The livestock sector accounts for at least 14.5 % of all greenhouse gas emissions and is projected to account for up to 81% of the 1.5 degrees Celsius emissions budget by 2050 if production continues unabated. The most recent report from the Intergovernmental Panel on Climate Change stresses the urgent need for “rapid, persistent, and substantial” cuts in methane emissions stemming from fossil fuels and livestock production.

A Just Livestock Transition is our best shot at a global solution that leaves no one behind.

Present trends in livestock production are severely endangering our planet’s ecosystems, natural resources, livelihoods, human health, and animal welfare. If intensive animal agriculture continues at its current pace, it will render the Paris Agreement and Sustainable Development Goals unachievable.

Contrary to what is often claimed, transitioning to plant-rich diets could help improve equitable food distribution and nutrition security. Growing crops only for human use may boost available food calories by up to 70%, serving an additional four billion people. With about 800 million hungry people globally, animal products inefficiently use resources, especially when nutritious plant-based food choices are readily available and accessible. If the world embraced plant-rich diets, it could free up to 75% of agricultural land.
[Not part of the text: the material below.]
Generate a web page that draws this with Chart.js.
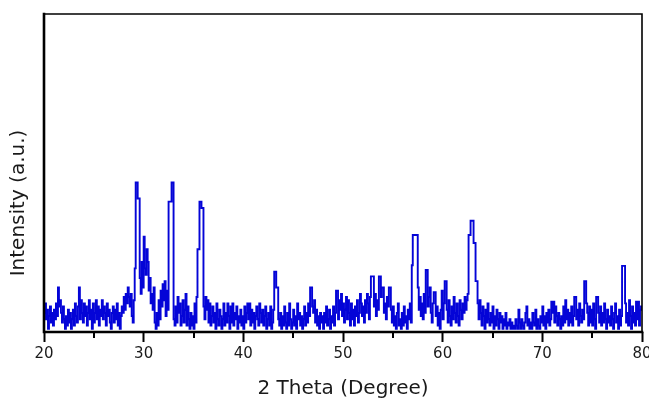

A Just Livestock Transition could also generate significant socioeconomic and health benefits. The International Labor Organisation and the Inter-American Development Bank estimate that a transition to more plant-based diets would create 15 million jobs net in Latin America and the Caribbean by 2030.
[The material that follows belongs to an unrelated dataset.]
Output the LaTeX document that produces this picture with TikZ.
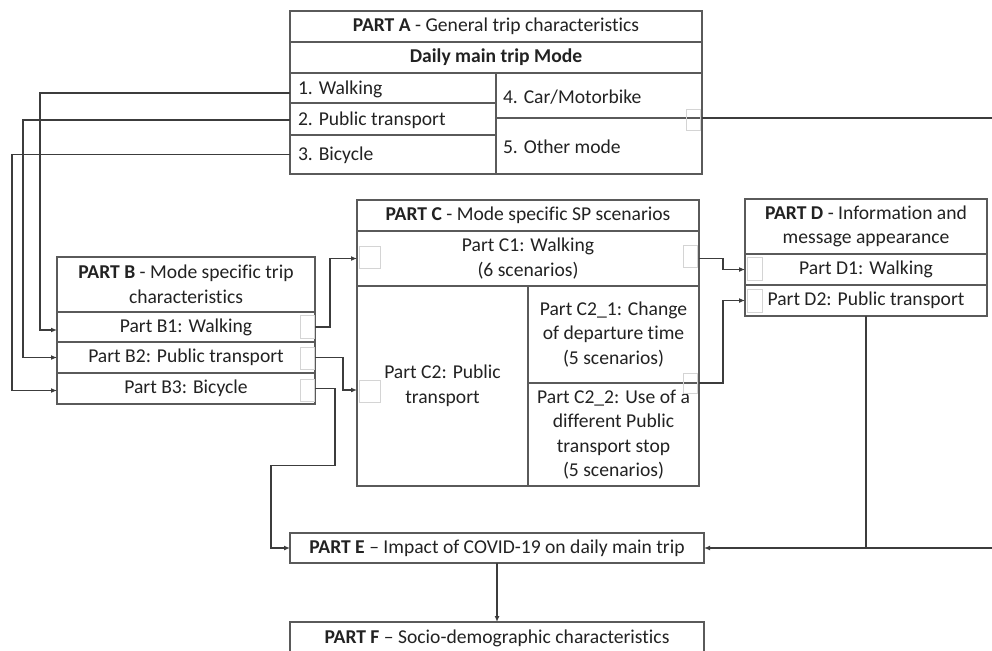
\documentclass[tikz,border=0pt]{standalone}
\usepackage{fontspec}
\setmainfont{Carlito}[Ligatures={NoCommon,NoContextual}]
\usetikzlibrary{arrows.meta}
\definecolor{boxc}{HTML}{5A5A5A}
\definecolor{linec}{HTML}{3C3C3C}
\definecolor{portc}{HTML}{D4D4D4}
\definecolor{txtc}{HTML}{222222}
\begin{document}
\begin{tikzpicture}[x=1pt,y=-1pt,
  every node/.style={font=\fontsize{19.6pt}{24.5pt}\selectfont, text=txtc, inner sep=0pt, outer sep=0pt},
  wh/.style n args={2}{minimum width=#1pt, minimum height=#2pt},
  cell/.style={draw=boxc, line width=1.3pt, rectangle, anchor=north west, align=center},
  lefttxt/.style={anchor=west},
  conn/.style={draw=linec, line width=1.3pt, -{Latex[length=6pt,width=5pt]}},
  plain/.style={draw=linec, line width=1.3pt},
  port/.style={draw=portc, line width=1pt}
]
\useasboundingbox (0,0) rectangle (992,650);
\clip (0,0) rectangle (992,650);
\fill[white] (0,0) rectangle (992,650);

% PART A
\node[cell, wh={412}{31}] (Ahead) at (290,11) {\textbf{PART A} - General trip characteristics};
\node[cell, wh={412}{31}] (Amode) at (290,42) {\textbf{Daily main trip Mode}};
\node[cell, wh={206}{30}] (A1) at (290,73) {};
\node[cell, wh={206}{32}] (A2) at (290,103) {};
\node[cell, wh={206}{39}] (A3) at (290,135) {};
\node[cell, wh={206}{45}] (A4) at (496,73) {};
\node[cell, wh={206}{56}] (A5) at (496,118) {};
\node[lefttxt] (A1t) at (298,89) {1. Walking};
\node[lefttxt] (A2t) at (298,120) {2. Public transport};
\node[lefttxt] (A3t) at (298,155) {3. Bicycle};
\node[lefttxt] (A4t) at (503,97) {4. Car/Motorbike};
\node[lefttxt] (A5t) at (503,147) {5. Other mode};

% PART B
\node[cell, wh={258}{55}] (Bhead) at (57,257) {\textbf{PART B} - Mode specific trip\\characteristics};
\node[cell, wh={258}{30}] (B1) at (57,312) {Part B1: Walking};
\node[cell, wh={258}{31}] (B2) at (57,342) {Part B2: Public transport};
\node[cell, wh={258}{31}] (B3) at (57,373) {Part B3: Bicycle};

% PART C
\node[cell, wh={342}{31}] (Chead) at (357,200) {\textbf{PART C} - Mode specific SP scenarios};
\node[cell, wh={342}{55}] (C1) at (357,231) {Part C1: Walking\\(6 scenarios)};
\node[cell, wh={171}{200}] (C2) at (357,286) {Part C2: Public\\transport};
\node[cell, wh={171}{97}] (C21) at (528,286) {Part C2\_1: Change\\of departure time\\(5 scenarios)};
\node[cell, wh={171}{103}] (C22) at (528,383) {Part C2\_2: Use of a\\different Public\\transport stop\\(5 scenarios)};

% PART D
\node[cell, wh={242}{55}] (Dhead) at (745,199) {\textbf{PART D} - Information and\\message appearance};
\node[cell, wh={242}{31}] (D1) at (745,254) {Part D1: Walking};
\node[cell, wh={242}{31}] (D2) at (745,285) {Part D2: Public transport};

% PART E, F
\node[cell, wh={414}{30}] (E) at (290,533) {\textbf{PART E} – Impact of COVID-19 on daily main trip};
\node[cell, wh={414}{32}] (F) at (290,622) {\textbf{PART F} – Socio-demographic characteristics};

% connection-point squares
\draw[port] (686,110) rectangle (700,130);
\draw[port] (300,315) rectangle (314,338);
\draw[port] (300,347) rectangle (314,369);
\draw[port] (300,379) rectangle (314,401);
\draw[port] (359,246) rectangle (380,268);
\draw[port] (683,245) rectangle (697,267);
\draw[port] (359,380) rectangle (380,402);
\draw[port] (683,373) rectangle (697,393);
\draw[port] (747,257) rectangle (762,280);
\draw[port] (747,289) rectangle (762,312);

% connectors
\draw[conn] ([yshift=-5pt]A1.west) -- ++(-250,0) |- ([yshift=-3pt]B1.west);
\draw[conn] ([yshift=-1pt]A2.west) -- ++(-267,0) |- (B2.west);
\draw[conn] (A3.west) -- ++(-278,0) |- ([yshift=-2pt]B3.west);
\draw[conn] (B1.east) -- ++(15,0) |- (C1.west);
\draw[conn] (B2.east) -- ++(28,0) |- ([yshift=-4pt]C2.west);
\draw[conn] (B3.east) -- ++(20,0) -- ++(0,77) -- ++(-64,0) |- (E.west);
\draw[conn] (C1.east) -- ++(24,0) |- (D1.west);
\draw[conn] (C21.south east) -- ++(24,0) |- (D2.west);
\coordinate (aout) at (992,118);
\draw[plain] (A4.south east) -- (aout);
\coordinate (ein) at (992,548);
\draw[conn] (ein) -- (E.east);
\draw[plain] (D2.south) -- (D2.south |- E.east);
\draw[conn] (E.south) -- (F.north);
\end{tikzpicture}
\end{document}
Overall, the jobs in plant-based food production would be safer, more equitable, support gender parity, and strengthen rural economies when coupled with increased public services. Additionally, shifting to a diet that relies less on animal products and more on fruits and vegetables could avoid 5.1 million diet-related deaths and dramatically reduce health costs by $735 billion per year by 2050.

Ahead of the 26th United Nations Climate Change Conference of the Parties in November, there is a lot that policymakers can do to help facilitate a transition in order to meet international targets on time.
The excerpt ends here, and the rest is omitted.